§ Goal of the exercise:
Give the data again exactly as written, skipping any pictures.

§ Given material:
>> start
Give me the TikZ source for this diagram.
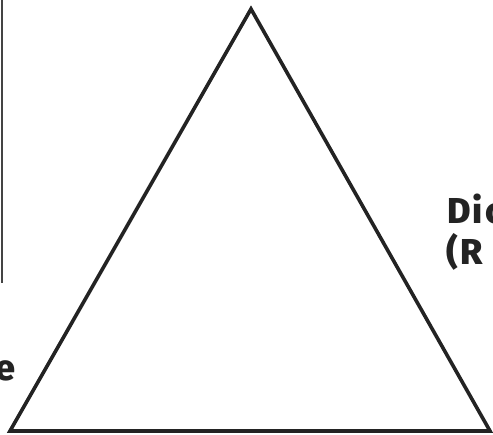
\documentclass[tikz,border=0pt]{standalone}
\usepackage{fontspec}
\setmainfont{Fira Sans}[BoldFont={Fira Sans ExtraBold}]
\definecolor{inkline}{HTML}{232323}
\tikzset{
  side/.style={inkline, line width=3.6pt, line join=miter},
  lbl/.style={inkline, font=\fontsize{36}{42}\selectfont\bfseries\addfontfeature{LetterSpace=6}, inner sep=0pt}
}
\begin{document}
\begin{tikzpicture}[x=1pt,y=-1pt]
	\useasboundingbox (0,0) rectangle (493,435);
	\clip (0,0) rectangle (493,435);

	% corners of the triangle
	\coordinate (top) at (251,9);
	\coordinate (baseL) at (10,431);
	\coordinate (baseR) at (490,431);
	\draw[side] (top) -- (baseR) -- (baseL) -- cycle;

	% frame edge on the left
	\coordinate (frameT) at (2,-2);
	\coordinate (frameB) at (2,283);
	\draw[inkline!85, line width=2pt] (frameT) -- (frameB);

	\node[lbl, anchor=base west] (rightA) at (447,224) {Dic};
	\node[lbl, anchor=base west] (rightB) at (446,265) {(R};
	\node[lbl, anchor=base east] (leftA) at (16,381) {e};

\end{tikzpicture}
\end{document}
>> end
§ Response below:
Give me the TikZ source for this diagram.
\documentclass[tikz,border=0pt]{standalone}
\usepackage{fontspec}
\setmainfont{Fira Sans}[BoldFont={Fira Sans ExtraBold}]
\definecolor{inkline}{HTML}{232323}
\tikzset{
  side/.style={inkline, line width=3.6pt, line join=miter},
  lbl/.style={inkline, font=\fontsize{36}{42}\selectfont\bfseries\addfontfeature{LetterSpace=6}, inner sep=0pt}
}
\begin{document}
\begin{tikzpicture}[x=1pt,y=-1pt]
	\useasboundingbox (0,0) rectangle (493,435);
	\clip (0,0) rectangle (493,435);

	% corners of the triangle
	\coordinate (top) at (251,9);
	\coordinate (baseL) at (10,431);
	\coordinate (baseR) at (490,431);
	\draw[side] (top) -- (baseR) -- (baseL) -- cycle;

	% frame edge on the left
	\coordinate (frameT) at (2,-2);
	\coordinate (frameB) at (2,283);
	\draw[inkline!85, line width=2pt] (frameT) -- (frameB);

	\node[lbl, anchor=base west] (rightA) at (447,224) {Dic};
	\node[lbl, anchor=base west] (rightB) at (446,265) {(R};
	\node[lbl, anchor=base east] (leftA) at (16,381) {e};

\end{tikzpicture}
\end{document}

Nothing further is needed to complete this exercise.